After a top four filled with Civil War related titles, the next two trades were All-Star Superman Vol. 1 and Fruits Basket I don’t have anything interesting to say about All-Star Superman right now, except to note that it’s another title that does well in single issues before doing well in trades. However, I was intrigued by the presence of Fruits Basket, which happened to be the highest-selling Manga of the month. Vol. 6.
A number of years ago, Manga titles were selling at an exponential rate and some observers predicted that Manga would completely overtake superhero comics. It hasn’t happened yet. Manga is a strong presence -after all, Fruits Basket was the sixth best selling trade of the month- but it isn’t the dominant presence it was predicted to be. There were six Manga titles in the top 50, ranking from Fruits Basket at #6 to Inu Yasha Vol. 29 at #45. We see a similar picture in January, with 7 Manga titles in the top 50, in February with 5 and in March with 4 (although 2 more charted at #51 and #53). Some titles, like Death Note, are growing in sales from one volume to the next. Others, like Inu Yasha and Battle Club, are experiencing small declines. Manga is a steady seller, but it no longer appears to be growing exponentially.
Of course, that’s only looking at the sales charts for the direct market and Manga is a much bigger presence in the bookstores than it is in the local comic shop. I’m certainly not the expert in this area but, thankfully, I don’t have to be. Brian Hibbs, a retailer and columnist at Newsarama has already done the research. The best-selling Manga title of 2006 was Naruto Vol. 9, which sold 101, 457 copies. That’s pretty impressive. It’s even more impressive to know that the 12 volumes of Naruto ranked 1-11 and 16 for the year (the final volume was released in December and ranked 16th with only one month’s worth of sales). The 12 volumes combined to sell 917,115 trades or an average of 76,426 per volume. That’s some pretty hefty sales.
However, it still doesn’t match the best-selling comic book. The seven issues of Civil War have combined to sell 2,154,641 copies so far. That’s an average of 307,805 copies per issue. Now, that’s not the complete picture. We didn’t look at how well Naruto sold in comic book shops. And we aren’t able to know how well Civil War sold via newsstands. But the partial picture we have shows us this: Civil War sold better in comic book shops than Naruto sold in bookstores.

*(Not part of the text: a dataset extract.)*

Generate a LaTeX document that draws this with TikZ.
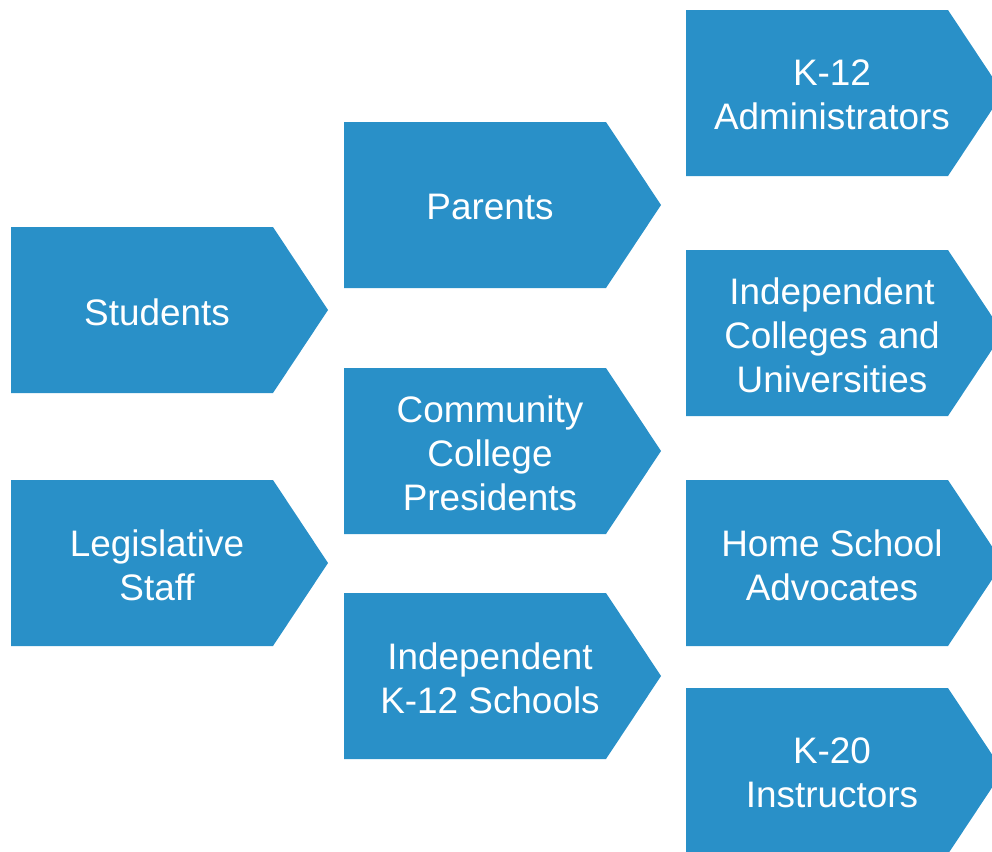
\documentclass[tikz,border=0pt]{standalone}
\usepackage{fontspec}
\setmainfont{Liberation Sans}
\usepackage{xcolor}
\definecolor{boxblue}{RGB}{41,144,200}

% one arrow-shaped box: name, left x, top y, text
\newcommand{\chevbox}[4]{%
  \fill[chev] (#2,#3) -- ++(262,0) -- ++(55,83) -- ++(-55,83) -- ++(-262,0) -- cycle;
  \node[lbl] (#1) at (#2+146,#3+85) {#4};
}

\begin{document}
\begin{tikzpicture}[
  x=0.02cm, y=-0.02cm,
  chev/.style={fill=boxblue},
  lbl/.style={text=white, align=center, inner sep=0pt, font=\fontsize{21}{25}\selectfont}
]
\useasboundingbox (0,0) rectangle (992,852);
\clip (0,0) rectangle (992,852);

% First column
\chevbox{students}{11}{227}{Students}
\chevbox{legis}{11}{480}{Legislative\\Staff}

% Second column
\chevbox{parents}{344}{122}{Parents}
\chevbox{ccpres}{344}{368}{Community\\College\\Presidents}
\chevbox{indk}{344}{593}{Independent\\K-12 Schools}

% Third column
\chevbox{kadmin}{686}{10}{K-12\\Administrators}
\chevbox{indcol}{686}{250}{Independent\\Colleges and\\Universities}
\chevbox{homesch}{686}{480}{Home School\\Advocates}
\chevbox{ktwenty}{686}{688}{K-20\\Instructors}

\end{tikzpicture}
\end{document}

I didn’t write this to denigrate Manga. I have nothing against Manga and I hope it continues to sell well. But the idea that Manga sales completely outstrip superhero sales is not borne out by the numbers. Manga outsells comic books in bookstores. Comic books outsell Manga in comic book stores. And, currently, comic books sell better in comic book stores than Manga sells in bookstores. Yet, I think that’s okay. Once again, I don’t think that superhero comic books and Manga are competing with each other. They’re part of the same medium, and what’s good for one isn’t automatically bad for the other. After all, the period of exponential growth for Manga happened to coincide with a period of sustained growth for comic books. They can both be healthy at the same time.
Earlier I noted that single issue sales tend to drive graphic novel sales. However, I will readily admit that there isn’t a perfect correlation. Some titles simply sell proportionally better in trade paperbacks and digests. Exhibit A is Runaways. The #5 trade in April was All-Star Superman which sold 6,675 copies. The #9 trade (and the third non-Civil War trade) was Runaways which sold 5,420 copies. In single issues, All-Star Superman averages sales of about 110,000 copies. Runaways averages about 25,000 copies. Yet despite that large difference in single issue sales, the All-Star Superman trade sold only 1,255 more copies than the Runaways trade.

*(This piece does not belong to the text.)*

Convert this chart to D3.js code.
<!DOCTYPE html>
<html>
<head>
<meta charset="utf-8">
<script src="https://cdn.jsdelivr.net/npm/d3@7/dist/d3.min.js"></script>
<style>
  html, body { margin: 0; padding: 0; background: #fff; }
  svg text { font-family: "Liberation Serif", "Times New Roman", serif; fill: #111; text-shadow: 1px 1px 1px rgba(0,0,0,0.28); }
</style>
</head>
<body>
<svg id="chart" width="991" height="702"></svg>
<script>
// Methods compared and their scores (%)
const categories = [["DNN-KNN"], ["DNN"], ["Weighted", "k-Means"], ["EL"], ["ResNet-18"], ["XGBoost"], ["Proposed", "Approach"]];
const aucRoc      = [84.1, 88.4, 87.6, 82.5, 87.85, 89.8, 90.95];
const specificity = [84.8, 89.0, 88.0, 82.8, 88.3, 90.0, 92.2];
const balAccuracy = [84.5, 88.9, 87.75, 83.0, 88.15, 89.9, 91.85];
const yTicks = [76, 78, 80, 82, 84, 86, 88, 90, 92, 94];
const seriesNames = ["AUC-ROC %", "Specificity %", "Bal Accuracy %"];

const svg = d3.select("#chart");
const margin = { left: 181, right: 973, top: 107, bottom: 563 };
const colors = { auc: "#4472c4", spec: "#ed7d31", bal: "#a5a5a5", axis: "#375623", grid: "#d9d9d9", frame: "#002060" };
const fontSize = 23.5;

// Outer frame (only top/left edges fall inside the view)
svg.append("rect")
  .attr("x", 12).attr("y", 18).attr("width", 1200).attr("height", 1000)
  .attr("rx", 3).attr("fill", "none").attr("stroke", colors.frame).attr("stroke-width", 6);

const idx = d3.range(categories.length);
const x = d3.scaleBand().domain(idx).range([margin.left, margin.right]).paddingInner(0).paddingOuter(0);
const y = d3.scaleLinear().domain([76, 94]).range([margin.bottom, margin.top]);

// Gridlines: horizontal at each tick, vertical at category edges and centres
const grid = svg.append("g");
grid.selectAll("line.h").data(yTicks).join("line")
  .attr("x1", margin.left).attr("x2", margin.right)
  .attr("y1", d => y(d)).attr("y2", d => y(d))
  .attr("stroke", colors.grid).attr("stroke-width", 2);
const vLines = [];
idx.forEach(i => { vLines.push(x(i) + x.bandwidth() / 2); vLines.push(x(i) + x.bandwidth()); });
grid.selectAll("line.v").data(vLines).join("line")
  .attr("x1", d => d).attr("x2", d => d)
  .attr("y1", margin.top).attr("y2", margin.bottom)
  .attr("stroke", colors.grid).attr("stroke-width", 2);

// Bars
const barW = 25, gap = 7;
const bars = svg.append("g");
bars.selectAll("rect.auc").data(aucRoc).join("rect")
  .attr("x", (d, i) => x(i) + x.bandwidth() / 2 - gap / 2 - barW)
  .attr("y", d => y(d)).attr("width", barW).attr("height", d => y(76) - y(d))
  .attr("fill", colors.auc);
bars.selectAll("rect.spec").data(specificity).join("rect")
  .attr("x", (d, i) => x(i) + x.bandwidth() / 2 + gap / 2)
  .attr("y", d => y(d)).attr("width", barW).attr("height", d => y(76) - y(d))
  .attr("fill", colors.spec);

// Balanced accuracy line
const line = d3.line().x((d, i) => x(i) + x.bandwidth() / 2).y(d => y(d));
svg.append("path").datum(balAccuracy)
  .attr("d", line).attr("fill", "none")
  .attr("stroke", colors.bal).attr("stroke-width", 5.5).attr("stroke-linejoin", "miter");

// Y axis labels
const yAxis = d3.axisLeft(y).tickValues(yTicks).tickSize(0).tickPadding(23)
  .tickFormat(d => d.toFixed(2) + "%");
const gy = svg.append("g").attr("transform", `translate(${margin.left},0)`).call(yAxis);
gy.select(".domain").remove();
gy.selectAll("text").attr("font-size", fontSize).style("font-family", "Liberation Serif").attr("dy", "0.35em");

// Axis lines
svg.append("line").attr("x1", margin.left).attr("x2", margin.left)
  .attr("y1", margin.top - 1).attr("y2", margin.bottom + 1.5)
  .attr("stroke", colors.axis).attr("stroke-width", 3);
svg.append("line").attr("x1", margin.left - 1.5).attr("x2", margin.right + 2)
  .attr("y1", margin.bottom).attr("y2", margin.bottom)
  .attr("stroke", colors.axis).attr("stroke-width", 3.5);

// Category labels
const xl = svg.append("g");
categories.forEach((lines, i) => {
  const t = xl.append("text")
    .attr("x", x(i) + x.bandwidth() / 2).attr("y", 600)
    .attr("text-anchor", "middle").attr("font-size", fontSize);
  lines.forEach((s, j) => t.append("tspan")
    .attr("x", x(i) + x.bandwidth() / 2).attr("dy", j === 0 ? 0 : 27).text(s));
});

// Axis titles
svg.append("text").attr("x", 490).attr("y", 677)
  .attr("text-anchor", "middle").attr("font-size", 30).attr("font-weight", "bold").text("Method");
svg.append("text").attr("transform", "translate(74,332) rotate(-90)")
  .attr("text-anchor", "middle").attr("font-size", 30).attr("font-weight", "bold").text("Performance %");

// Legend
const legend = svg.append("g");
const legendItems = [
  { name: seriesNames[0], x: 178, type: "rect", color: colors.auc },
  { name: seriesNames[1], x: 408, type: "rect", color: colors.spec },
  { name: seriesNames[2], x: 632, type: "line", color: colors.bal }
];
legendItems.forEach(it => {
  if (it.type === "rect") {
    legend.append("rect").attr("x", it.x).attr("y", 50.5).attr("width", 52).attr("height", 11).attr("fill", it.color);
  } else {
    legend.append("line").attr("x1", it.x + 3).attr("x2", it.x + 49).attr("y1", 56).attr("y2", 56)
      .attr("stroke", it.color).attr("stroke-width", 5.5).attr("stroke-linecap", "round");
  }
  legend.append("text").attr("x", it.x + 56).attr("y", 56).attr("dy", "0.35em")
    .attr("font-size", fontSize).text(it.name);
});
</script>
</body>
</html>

Admittedly, that number is misleading. For one thing, this is the $20 hardcover of All-Star Superman and the $8 digest of Runaways so we’re not exactly comparing apples to apples. Presumably, All-Star Superman will sell some more copies of a soft-cover trade somewhere down the line (I know I’m waiting for one). And, presumably, not as many people would have shelled out $20 for a Runaways hardcover as were willing to shell out for an $8 digest. However, it does show that certain titles have a stronger secondary market presence than others. Runaways is one of them. Looking further down the list, the Runaways digest outsold a volume of Batman: Detective and Wolverine: Origins despite selling significantly fewer copies of single issues.
The Walking Dead
The next thing to catch my eye was barely in the top half of
the sales charts. It was the 43rd
best selling comic of the month: Walking
Dead Vol. 6. What is noteworthy is
not that Walking Dead Vol. 6 was
sitting at #43, but that Walking Dead
Volumes 1, 5 and 2 were also on the chart at numbers 65, 80 and 96. And it wasn’t just April. I looked at the earlier sales charts as
well. Volumes 1, 3, 4 and 5 all charted
in January and again in March. Volumes 1
and 5 both charted in February. Somewhat
quietly, Robert Kirkman’s Walking Dead
has become one of the most consistent selling trades in the market.

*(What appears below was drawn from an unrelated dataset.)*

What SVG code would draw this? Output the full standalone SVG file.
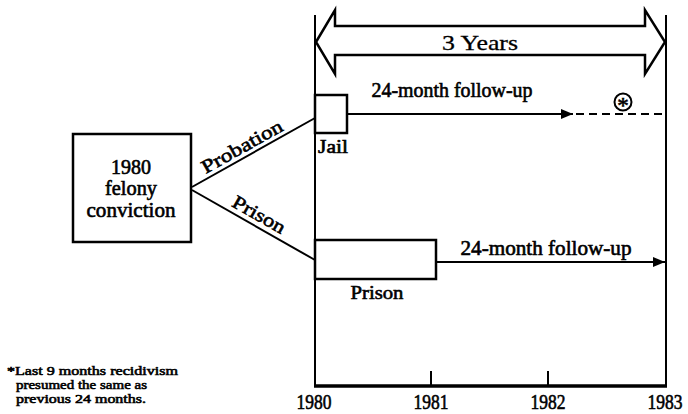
<svg xmlns="http://www.w3.org/2000/svg" width="688" height="414" viewBox="0 0 688 414">
<defs>
<style>
.t{font-weight:normal;fill:#000;stroke:#000;stroke-width:0.6}
.ln{stroke:#000;stroke-width:2;fill:none}
.bx{stroke:#000;stroke-width:2.5;fill:#fff}
</style>
<marker id="ah" viewBox="0 0 12 10" refX="12" refY="5" markerWidth="12" markerHeight="10" markerUnits="userSpaceOnUse" orient="auto">
<path d="M0,0 L12,5 L0,10 Z" fill="#000"/>
</marker>
</defs>
<rect width="688" height="414" fill="#fff"/>
<g font-family="'Liberation Serif', 'Times New Roman', serif">
<g id="timeline">
<line class="ln" x1="315" y1="15" x2="315" y2="387"/>
<line class="ln" x1="666" y1="15" x2="666" y2="387"/>
<line x1="314" y1="386" x2="667" y2="386" stroke="#000" stroke-width="3.5"/>
<line class="ln" x1="431" y1="371" x2="431" y2="386"/>
<line class="ln" x1="548" y1="371" x2="548" y2="386"/>
<text class="t" x="314" y="409" font-size="21" text-anchor="middle" textLength="35" lengthAdjust="spacingAndGlyphs">1980</text>
<text class="t" x="431" y="409" font-size="21" text-anchor="middle" textLength="35" lengthAdjust="spacingAndGlyphs">1981</text>
<text class="t" x="548" y="409" font-size="21" text-anchor="middle" textLength="35" lengthAdjust="spacingAndGlyphs">1982</text>
<text class="t" x="665" y="409" font-size="21" text-anchor="middle" textLength="35" lengthAdjust="spacingAndGlyphs">1983</text>
</g>

<g id="three-years">
<path d="M316,42 L335,10 L335,26 L645,26 L645,10 L665,42 L645,74 L645,55 L335,55 L335,74 Z" fill="#fff" stroke="#000" stroke-width="2.5" stroke-linejoin="miter"/>
<text x="480" y="50" font-size="22" text-anchor="middle" fill="#000" stroke="#000" stroke-width="0.3" textLength="76" lengthAdjust="spacingAndGlyphs">3 Years</text>
</g>

<g id="felony">
<rect class="bx" x="73" y="134" width="118" height="108"/>
<text class="t" x="131" y="174" font-size="20" text-anchor="middle" textLength="40" lengthAdjust="spacingAndGlyphs">1980</text>
<text class="t" x="131" y="195" font-size="20" text-anchor="middle" textLength="52" lengthAdjust="spacingAndGlyphs">felony</text>
<text class="t" x="131" y="217" font-size="20" text-anchor="middle" textLength="89" lengthAdjust="spacingAndGlyphs">conviction</text>
</g>

<g id="jail">
<rect class="bx" x="315" y="95" width="32" height="38"/>
<text class="t" x="333" y="153" font-size="19" text-anchor="middle" textLength="30" lengthAdjust="spacingAndGlyphs">Jail</text>
</g>

<g id="prison">
<rect class="bx" x="315" y="240" width="121" height="39"/>
<text class="t" x="377" y="299" font-size="19" text-anchor="middle" textLength="53" lengthAdjust="spacingAndGlyphs">Prison</text>
</g>

<g id="connectors">
<line class="ln" x1="192" y1="187" x2="315" y2="118"/>
<line class="ln" x1="192" y1="190" x2="315" y2="260"/>
<text class="t" font-size="19" text-anchor="middle" transform="translate(245,152) rotate(-29.3)" textLength="90" lengthAdjust="spacingAndGlyphs">Probation</text>
<text class="t" font-size="19" text-anchor="middle" transform="translate(256,220) rotate(29.6)" textLength="58" lengthAdjust="spacingAndGlyphs">Prison</text>
<line class="ln" x1="347" y1="114" x2="573" y2="114" marker-end="url(#ah)"/>
<line x1="576" y1="114" x2="666" y2="114" stroke="#000" stroke-width="2" stroke-dasharray="8,5"/>
<line class="ln" x1="436" y1="262" x2="665" y2="262" marker-end="url(#ah)"/>
<text class="t" x="452" y="97" font-size="20" text-anchor="middle" textLength="161" lengthAdjust="spacingAndGlyphs">24-month follow-up</text>
<text class="t" x="546" y="255" font-size="20" text-anchor="middle" textLength="171" lengthAdjust="spacingAndGlyphs">24-month follow-up</text>
<circle cx="623" cy="102" r="8.5" fill="none" stroke="#000" stroke-width="2"/>
<text class="t" x="623" y="113" font-size="23" text-anchor="middle">*</text>
</g>

<g id="footnote">
<text class="t" x="7" y="375" font-size="13" textLength="171" lengthAdjust="spacingAndGlyphs">*Last 9 months recidivism</text>
<text class="t" x="16" y="389" font-size="13" textLength="131" lengthAdjust="spacingAndGlyphs">presumed the same as</text>
<text class="t" x="16" y="403" font-size="13" textLength="130" lengthAdjust="spacingAndGlyphs">previous 24 months.</text>
</g>
</g>
</svg>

These trades aren’t simply selling in the first month of
their release, and maybe the second, before fading away from the charts. No, they’re charting again and again, selling
more than 1,000 extra copies month after month. I have seen this before. I have
seen series that would ship multiple volumes month after month after month, but
they were series like Swamp Thing and
Sandman Now, apparently, the Walking Dead has entered their ranks. Furthermore, the Walking Dead is currently outdoing them as no other series- Swamp Thing, not Sandman is shipping multiple volumes month after month. There are some other consistent sellers, but
they’re Manga or single volume trades like The
Watchmen or 300. Even so, it’s almost odd to think of the Walking Dead as a title that sells as
consistently as The Watchmen and 300.
I mentioned in my last column that I had grown bored with The Walking Dead. I may not be reading the title anymore, but I can't help but be impressed by its success.